Rage: I'd boost the barbarians base DR slightly, then say that Rage doubles it. This both boosts your default DR, and reduces the number of numbers the player has to copy from the class. Or triple default DR if you want rage-DR to be that much higher than non-rage DR.

Juggernaut Strength: How about just granting a bonus to all saves equal to his Con modifier while raging? :) And... half that bonus when not raging.

That is about as good, but doesn't make your Dex and Wis pointless.

Shrug it Off: I'd strip the Con modifier. Instead, make it 1 time per day for every 2 Barbarian levels. Remove "per attack" restriction -- just "per condition" (an attack that applies two conditions seems fair game?), or have it apply to every condition caused by a given attack? Maybe force its use during a Rage, but give bonus uses equal to your Con modifier per rage?

bcool999
2013-07-18, 12:52 AM
I think Mighty Thews needs to be toned down a little. If I am reading it right it gives a +10 to climb jump and swim checks at level 2 (if you choose it). Maybe say the bonus to climb jump and swim is fast movement bonus divided by 5 (that way the bonus is +2 then +3 and so on) otherwise the skills would be a bit ridiculous IMHO.

Grod_The_Giant
2013-07-18, 09:25 AM
In short, stop the upgraditus: every ability should be awesome, and if it is too strong to get at level 1, just make it an auto-upgrade at the level where you think you should get it.
I get what you're saying. I do. I just... I dunno. The issue is that not every Brute Power has an nice, obvious upgrade path like Crushing Strike -> Shattering Strike -> Walls Must Die. I could write more, but what's the logical next step of Bleeding Strike?


DR: Your DR remains at roughly 4% of your max HP. Much like Brute Power, gaining 1 DR/4 levels is worth a single class feature slot (at the level where you first got it).
Not sure what you're saying here...


Rage: I'd boost the barbarians base DR slightly, then say that Rage doubles it. This both boosts your default DR, and reduces the number of numbers the player has to copy from the class. Or triple default DR if you want rage-DR to be that much higher than non-rage DR.
I kind of did-- when raging, you gain bonus DR equal to the strength bonus. DR 10 at level 10 is nothing to be sneezed at, my friend.
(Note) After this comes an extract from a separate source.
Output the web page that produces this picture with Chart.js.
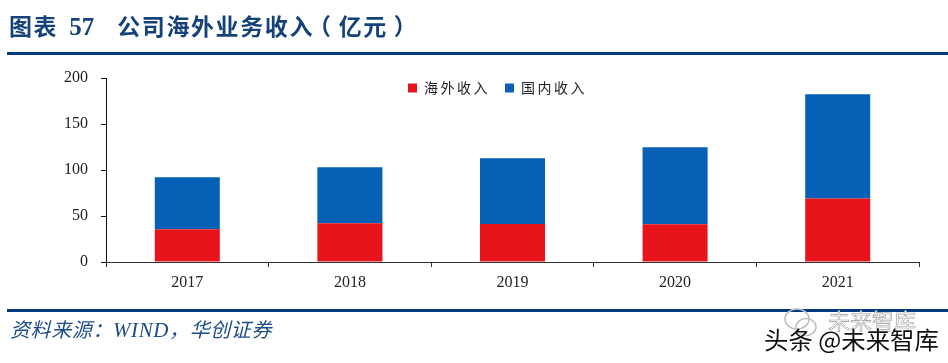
<!DOCTYPE html>
<html>
<head>
<meta charset="utf-8">
<script src="https://cdn.jsdelivr.net/npm/chart.js@4"></script>
<style>
    html, body { margin: 0; padding: 0; background: #fff; }
    #page { position: relative; width: 948px; height: 363px; overflow: hidden; }
    #page canvas { position: absolute; left: 0; top: 0; }
    .rule { position: absolute; left: 7px; right: 0; height: 3px; background: #003a7e; }
    .txt { position: absolute; white-space: nowrap; }
    #title { left: 9px; top: 9px; font: bold 23px/32px "Noto Sans CJK SC"; letter-spacing: 1.6px; color: #15427a; }
    #title b { font-family: "Liberation Serif"; font-size: 25px; letter-spacing: 0; margin: 0 23px 0 11px; }
    #title .pl { position: relative; left: -6px; }
    #title .pr { margin-left: 6px; }
    #source { left: 10px; top: 315px; font: italic 20px/28px "Noto Sans CJK SC"; letter-spacing: 0.6px; color: #1d4d86; }
    #source i { font-family: "Liberation Serif"; font-size: 21px; }
    #mark1 { left: 828px; top: 304px; font: 22px/30px "Noto Sans CJK SC"; color: #fff; -webkit-text-stroke: 0.6px #999; }
    #mark2 { left: 764px; top: 321px; font: 24.4px/36px "Noto Sans CJK SC"; color: #111; text-shadow: 0 0 2px #fff, 0 0 2px #fff; }
    #icon { position: absolute; left: 782px; top: 305px; }
</style>
</head>
<body>
<div id="page">
    <canvas id="revenueChart" width="948" height="363"></canvas>
    <div class="txt" id="title">图表<b>57</b>公司海外业务收入<span class="pl">（</span>亿元<span class="pr">）</span></div>
    <div class="rule" style="top:52px"></div>
    <div class="rule" style="top:309px"></div>
    <div class="txt" id="source">资料来源：<i>WIND</i>，华创证券</div>
    <svg id="icon" width="40" height="36" fill="none" stroke="#bbb" stroke-width="1.5">
        <ellipse cx="15" cy="14" rx="12" ry="10"/>
        <ellipse cx="24" cy="22" rx="10" ry="8.5"/>
    </svg>
    <div class="txt" id="mark1">未来智库</div>
    <div class="txt" id="mark2">头条 @未来智库</div>
</div>
<script>
    // 数据
    var years = ['2017', '2018', '2019', '2020', '2021'];
    var overseas = [35.5, 42, 41.3, 41, 69];
    var domestic = [56.5, 61, 71.4, 83.7, 113.3];
    var yTicks = [0, 50, 100, 150, 200];

    var axisFont = { family: '"Liberation Serif"', size: 16 };

    // 图例放在绘图区内，字距加宽
    var legendPlace = {
        id: 'legendPlace',
        afterLayout: function (chart) {
            var legend = chart.legend;
            var h = legend.bottom - legend.top;
            legend.left += 28;
            legend.right += 28;
            legend.top = 66;
            legend.bottom = legend.top + h;
            if (!legend.spaced) {
                var draw = legend.draw;
                legend.draw = function () {
                    chart.ctx.save();
                    chart.ctx.letterSpacing = '2.5px';
                    draw.call(legend);
                    chart.ctx.restore();
                };
                legend.spaced = true;
            }
        }
    };

    var ctx = document.getElementById('revenueChart').getContext('2d');
    var revenueChart = new Chart(ctx, {
        type: 'bar',
        data: {
            labels: years,
            datasets: [{
                label: '海外收入',
                data: overseas,
                backgroundColor: '#e8141c',
                barPercentage: 0.4,
                categoryPercentage: 1
            }, {
                label: '国内收入',
                data: domestic,
                backgroundColor: '#0560b6',
                barPercentage: 0.4,
                categoryPercentage: 1
            }]
        },
        options: {
            responsive: false,
            animation: false,
            layout: { padding: { left: 0, right: 29, top: 39, bottom: 0 } },
            plugins: {
                tooltip: { enabled: false },
                legend: {
                    position: 'top',
                    labels: {
                        boxWidth: 9,
                        boxHeight: 9,
                        padding: 15,
                        color: '#222',
                        font: { family: '"Noto Sans CJK SC"', size: 14 }
                    }
                }
            },
            scales: {
                x: {
                    stacked: true,
                    afterFit: function (scale) { scale.height = 101; },
                    border: { color: '#333', width: 1 },
                    grid: { drawOnChartArea: false, color: '#333', tickLength: 5 },
                    ticks: { color: '#222', font: axisFont, padding: 6, maxRotation: 0 }
                },
                y: {
                    stacked: true,
                    min: 0,
                    max: 200,
                    afterFit: function (scale) { scale.width = 106; },
                    afterBuildTicks: function (scale) {
                        scale.ticks = yTicks.map(function (v) { return { value: v }; });
                    },
                    border: { color: '#111', width: 1 },
                    grid: { drawOnChartArea: false, color: '#111', tickLength: 5 },
                    ticks: { color: '#222', font: axisFont, padding: 13 }
                }
            }
        },
        plugins: [legendPlace]
    });
</script>
</body>
</html>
Juggernaut Strength: How about just granting a bonus to all saves equal to his Con modifier while raging? :) And... half that bonus when not raging.

That is about as good, but doesn't make your Dex and Wis pointless.
I went back and forth on whether to add or replace them. I like this solution, though-- it feels like a nice compromise.


Shrug it Off: I'd strip the Con modifier. Instead, make it 1 time per day for every 2 Barbarian levels. Remove "per attack" restriction -- just "per condition" (an attack that applies two conditions seems fair game?), or have it apply to every condition caused by a given attack? Maybe force its use during a Rage, but give bonus uses equal to your Con modifier per rage?
I like con times/day, because it offers an elegant way to grant extra uses in a rage.


I think Mighty Thews needs to be toned down a little. If I am reading it right it gives a +10 to climb jump and swim checks at level 2 (if you choose it). Maybe say the bonus to climb jump and swim is fast movement bonus divided by 5 (that way the bonus is +2 then +3 and so on) otherwise the skills would be a bit ridiculous IMHO.
No, you're reading it right. The bonus is large, and it's supposed to be. Do you know what we call a +30 to Jump checks? A level 1 spell. (http://www.d20srd.org/srd/spells/jump.htm) (Or being born a thri-keen). +30 to Swim? Arguably worse than a level 2 spell (http://dndtools.eu/spells/complete-arcane--55/swim--569/). +30 to Climb checks? Worse than a level 2 spell (http://www.d20srd.org/srd/spells/spiderClimb.htm). And these are the bonuses at 20th level. If anything, they're low.

Yitzi
2013-07-18, 10:20 AM
I get what you're saying. I do. I just... I dunno. The issue is that not every Brute Power has an nice, obvious upgrade path like Crushing Strike -> Shattering Strike -> Walls Must Die. I could write more, but what's the logical next step of Bleeding Strike?

As something that does large amounts of CON damage, I'd say that Bleeding Strike is the high-level version; a lower-level version would either do damage over time but no CON damage (like a bat swarm's wounding ability), or do 1 CON damage (like a Wounding weapon.)

Yakk
2013-07-18, 02:19 PM
Bleeding Strike: Ongoing damage, Ongoing ability damage, Maybe drain. Maybe more stats (str dex and con).

It could include other kinds of crippling attacks -- reducing movement speed, attack penalties, stunning, etc.

We could take the Bleed bit and tie it to a Bloodlust chain -- start granting the Barbarian temporary HP when they deal damage. Or deal double damage on wounded targets (half HP or less).

You could grant bonuses on targets who are bleeding, like extending your crit range or auto-confirming.

Maybe a save-or-die attack. Heck, an attack that causes the target to save-or-die (or save-or-lose) each round for strength modifier rounds for a nicely evil one.